(Required work) Print out each record below, unaltered and complete, without its images.

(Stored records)
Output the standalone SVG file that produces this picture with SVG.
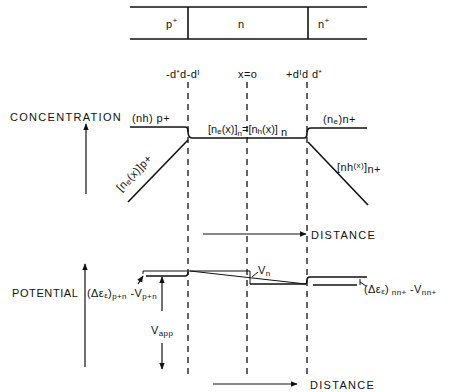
<svg xmlns="http://www.w3.org/2000/svg" width="450" height="392" viewBox="0 0 450 392">
<defs>
<marker id="ah" viewBox="0 0 10 10" refX="9" refY="5" markerWidth="7" markerHeight="7" orient="auto-start-reverse" markerUnits="userSpaceOnUse">
<path d="M0,1 L10,5 L0,9 Z" fill="#111"/>
</marker>
<style>
text{font-family:"Liberation Sans",Arial,sans-serif;fill:#111;font-size:11px;letter-spacing:0.4px}
.ln{stroke:#111;stroke-width:1.6;fill:none}
.th{stroke:#111;stroke-width:1;fill:none}
.ds{stroke:#111;stroke-width:1.3;stroke-dasharray:6,5;fill:none}
.ar{stroke:#111;stroke-width:1.2;fill:none;marker-end:url(#ah)}
.lbl{font-size:11px;letter-spacing:1.3px}
.sub{font-size:8px}
</style>
</defs>
<rect width="450" height="392" fill="#fff"/>

<g id="bar">
<line class="ln" x1="130" y1="7" x2="367" y2="7"/>
<line class="ln" x1="130" y1="39" x2="367" y2="39"/>
<line class="ln" x1="188" y1="7" x2="188" y2="39"/>
<line class="ln" x1="308" y1="7" x2="308" y2="39"/>
<text x="166" y="28">p<tspan dy="-5" class="sub">+</tspan></text>
<text x="238" y="28">n</text>
<text x="318" y="28">n<tspan dy="-5" class="sub">+</tspan></text>
</g>

<g id="markers">
<line class="ds" x1="188" y1="82" x2="188" y2="376"/>
<line class="ds" x1="247" y1="82" x2="247" y2="378"/>
<line class="ds" x1="307" y1="82" x2="307" y2="376"/>
<text x="166" y="78">-d<tspan dy="-3" class="sub">*</tspan><tspan dy="3">d-d</tspan><tspan dy="-3" class="sub">I</tspan></text>
<text x="238" y="78">x=o</text>
<text x="286" y="78">+d<tspan dy="-3" class="sub">I</tspan><tspan dy="3">d d</tspan><tspan dy="-3" class="sub">*</tspan></text>
</g>

<g id="concentration">
<text class="lbl" x="10" y="121">CONCENTRATION</text>
<line class="ar" x1="86" y1="194" x2="86" y2="124"/>
<path class="ln" d="M130,127 H185 Q188,127 188,131 Q188,138 192,138 H304 Q307,138 307,133 Q307,128 311,128 H367"/>
<line class="ln" x1="188" y1="140" x2="128" y2="202"/>
<line class="ln" x1="308" y1="142" x2="368" y2="205"/>
<text x="132" y="122">(nh) p+</text>
<text x="208" y="133" style="letter-spacing:0">[n<tspan class="sub" dy="1">e</tspan><tspan dy="-1">(x)]</tspan><tspan class="sub" dy="3">n</tspan><tspan dy="-3">=[n</tspan><tspan class="sub" dy="1">h</tspan><tspan dy="-1">(x)]</tspan><tspan dy="3"> n</tspan></text>
<text x="323" y="123">(n<tspan class="sub" dy="1">e</tspan><tspan dy="-1">)n+</tspan></text>
<text x="337" y="171">[nh<tspan class="sub" dy="-3">(x)</tspan><tspan dy="3">]</tspan><tspan dy="2">n+</tspan></text>
<text transform="translate(121,192) rotate(-46)">[n<tspan class="sub" dy="1">e</tspan><tspan dy="-1">(x)]p+</tspan></text>
<line class="ar" x1="203" y1="234" x2="306" y2="234"/>
<text class="lbl" x="311" y="239">DISTANCE</text>
</g>

<g id="potential">
<text class="lbl" x="12" y="297" style="letter-spacing:0.6px">POTENTIAL</text>
<line class="ar" x1="85" y1="367" x2="85" y2="264"/>
<text x="87" y="297">(Δε<tspan class="sub" dy="1">ε</tspan><tspan dy="-1">)</tspan><tspan class="sub" dy="2">p+n</tspan><tspan dy="-2"> -V</tspan><tspan class="sub" dy="2">p+n</tspan></text>
<path class="th" d="M143,274 V271 H250"/>
<path class="ln" d="M146,276 H185 Q188,276 188,272"/>
<line class="th" x1="190" y1="271" x2="306" y2="284"/>
<path class="ln" d="M250,284 H305 Q307,284 307,280 Q307,277 310,277 H367"/>
<line class="th" x1="250" y1="271" x2="250" y2="284"/>
<line class="ln" x1="313" y1="285" x2="357" y2="285"/>
<line class="th" x1="360" y1="279" x2="360" y2="285"/>
<line class="ar" x1="138" y1="284" x2="143" y2="276"/>
<line class="th" x1="252" y1="277" x2="258" y2="272"/>
<text x="258" y="274">V<tspan class="sub" dy="2">n</tspan></text>
<line class="th" x1="360" y1="282" x2="366" y2="286"/>
<text x="364" y="293">(Δε<tspan class="sub" dy="1">ε</tspan><tspan dy="-1">)</tspan><tspan class="sub" dy="2"> nn+</tspan><tspan dy="-2"> -V</tspan><tspan class="sub" dy="2">nn+</tspan></text>
<line class="ar" x1="162" y1="311" x2="162" y2="277"/>
<text x="151" y="334">V<tspan class="sub" dy="2">app</tspan></text>
<line class="ar" x1="162" y1="343" x2="162" y2="369"/>
<line class="ar" x1="213" y1="384" x2="297" y2="384"/>
<text class="lbl" x="310" y="389">DISTANCE</text>
</g>
</svg>
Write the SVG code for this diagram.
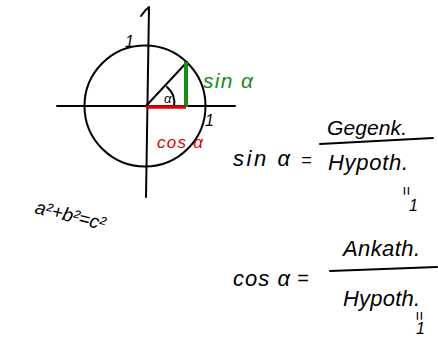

(Answer for the task)
Output the standalone SVG file that produces this picture with SVG.
<svg xmlns="http://www.w3.org/2000/svg" width="450" height="392" viewBox="0 0 450 392">
<defs>
<marker id="ah" viewBox="0 0 10 10" refX="9" refY="5" markerWidth="7" markerHeight="7" orient="auto-start-reverse" markerUnits="userSpaceOnUse">
<path d="M0,1 L10,5 L0,9 Z" fill="#111"/>
</marker>
<style>
text{font-family:"Liberation Sans",Arial,sans-serif;fill:#111;font-size:11px;letter-spacing:0.4px}
.ln{stroke:#111;stroke-width:1.6;fill:none}
.th{stroke:#111;stroke-width:1;fill:none}
.ds{stroke:#111;stroke-width:1.3;stroke-dasharray:6,5;fill:none}
.ar{stroke:#111;stroke-width:1.2;fill:none;marker-end:url(#ah)}
.lbl{font-size:11px;letter-spacing:1.3px}
.sub{font-size:8px}
</style>
</defs>
<rect width="450" height="392" fill="#fff"/>

<g id="bar">
<line class="ln" x1="130" y1="7" x2="367" y2="7"/>
<line class="ln" x1="130" y1="39" x2="367" y2="39"/>
<line class="ln" x1="188" y1="7" x2="188" y2="39"/>
<line class="ln" x1="308" y1="7" x2="308" y2="39"/>
<text x="166" y="28">p<tspan dy="-5" class="sub">+</tspan></text>
<text x="238" y="28">n</text>
<text x="318" y="28">n<tspan dy="-5" class="sub">+</tspan></text>
</g>

<g id="markers">
<line class="ds" x1="188" y1="82" x2="188" y2="376"/>
<line class="ds" x1="247" y1="82" x2="247" y2="378"/>
<line class="ds" x1="307" y1="82" x2="307" y2="376"/>
<text x="166" y="78">-d<tspan dy="-3" class="sub">*</tspan><tspan dy="3">d-d</tspan><tspan dy="-3" class="sub">I</tspan></text>
<text x="238" y="78">x=o</text>
<text x="286" y="78">+d<tspan dy="-3" class="sub">I</tspan><tspan dy="3">d d</tspan><tspan dy="-3" class="sub">*</tspan></text>
</g>

<g id="concentration">
<text class="lbl" x="10" y="121">CONCENTRATION</text>
<line class="ar" x1="86" y1="194" x2="86" y2="124"/>
<path class="ln" d="M130,127 H185 Q188,127 188,131 Q188,138 192,138 H304 Q307,138 307,133 Q307,128 311,128 H367"/>
<line class="ln" x1="188" y1="140" x2="128" y2="202"/>
<line class="ln" x1="308" y1="142" x2="368" y2="205"/>
<text x="132" y="122">(nh) p+</text>
<text x="208" y="133" style="letter-spacing:0">[n<tspan class="sub" dy="1">e</tspan><tspan dy="-1">(x)]</tspan><tspan class="sub" dy="3">n</tspan><tspan dy="-3">=[n</tspan><tspan class="sub" dy="1">h</tspan><tspan dy="-1">(x)]</tspan><tspan dy="3"> n</tspan></text>
<text x="323" y="123">(n<tspan class="sub" dy="1">e</tspan><tspan dy="-1">)n+</tspan></text>
<text x="337" y="171">[nh<tspan class="sub" dy="-3">(x)</tspan><tspan dy="3">]</tspan><tspan dy="2">n+</tspan></text>
<text transform="translate(121,192) rotate(-46)">[n<tspan class="sub" dy="1">e</tspan><tspan dy="-1">(x)]p+</tspan></text>
<line class="ar" x1="203" y1="234" x2="306" y2="234"/>
<text class="lbl" x="311" y="239">DISTANCE</text>
</g>

<g id="potential">
<text class="lbl" x="12" y="297" style="letter-spacing:0.6px">POTENTIAL</text>
<line class="ar" x1="85" y1="367" x2="85" y2="264"/>
<text x="87" y="297">(Δε<tspan class="sub" dy="1">ε</tspan><tspan dy="-1">)</tspan><tspan class="sub" dy="2">p+n</tspan><tspan dy="-2"> -V</tspan><tspan class="sub" dy="2">p+n</tspan></text>
<path class="th" d="M143,274 V271 H250"/>
<path class="ln" d="M146,276 H185 Q188,276 188,272"/>
<line class="th" x1="190" y1="271" x2="306" y2="284"/>
<path class="ln" d="M250,284 H305 Q307,284 307,280 Q307,277 310,277 H367"/>
<line class="th" x1="250" y1="271" x2="250" y2="284"/>
<line class="ln" x1="313" y1="285" x2="357" y2="285"/>
<line class="th" x1="360" y1="279" x2="360" y2="285"/>
<line class="ar" x1="138" y1="284" x2="143" y2="276"/>
<line class="th" x1="252" y1="277" x2="258" y2="272"/>
<text x="258" y="274">V<tspan class="sub" dy="2">n</tspan></text>
<line class="th" x1="360" y1="282" x2="366" y2="286"/>
<text x="364" y="293">(Δε<tspan class="sub" dy="1">ε</tspan><tspan dy="-1">)</tspan><tspan class="sub" dy="2"> nn+</tspan><tspan dy="-2"> -V</tspan><tspan class="sub" dy="2">nn+</tspan></text>
<line class="ar" x1="162" y1="311" x2="162" y2="277"/>
<text x="151" y="334">V<tspan class="sub" dy="2">app</tspan></text>
<line class="ar" x1="162" y1="343" x2="162" y2="369"/>
<line class="ar" x1="213" y1="384" x2="297" y2="384"/>
<text class="lbl" x="310" y="389">DISTANCE</text>
</g>
</svg>
Write the SVG code for this diagram.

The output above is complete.